The other day while walking to the subway I saw a stunning little 1970’s orange Volkswagen Bug for sale. I’m not actually in the market for a car, but I still stopped to admire it since I’ve always loved Bugs. But it’s indicative of my state of mind—both personally and professionally— that the immediate thought following my burst of enthusiasm was “Ooohhh… the emissions and gas mileage have to be terrible on this car. It’s probably horrible for the environment.” Which brings me to greater food for thought: what is our responsibility as conscious consumers when vintage options are worse for the environment and/or our health?

We’ve heard the argument before: buying vintage, or buying something that is already in existence, is better than depleting resources to create something new. But given past conversations on Re-Nest (on retrofitting vs. new construction, for example) the answer is simply not as clear-cut. The fact is that new advancements and technologies have improved our quality of life and streamlined processes that were excessively wasteful or harmful a half century ago. We would never want to keep the asbestos in our electrical insulation or our old lead water pipes, for example, even though it would mean reusing something we already have.

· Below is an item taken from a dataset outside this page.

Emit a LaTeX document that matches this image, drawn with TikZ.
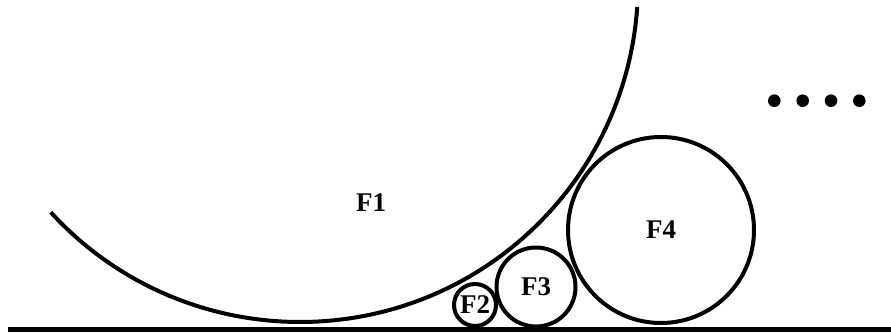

So where do we draw the line? When is using existing or vintage items worse than buying new? Are matters of personal health the defining factor on what we should use and what we should replace? How much do environmental factors (air pollution, natural resource depletion) come into play? And what do we make then of those items already in existence? Wouldn’t it still be better in the long run to use them than to NOT use them?

Tell us your thoughts below.

(Image: Volkswagen)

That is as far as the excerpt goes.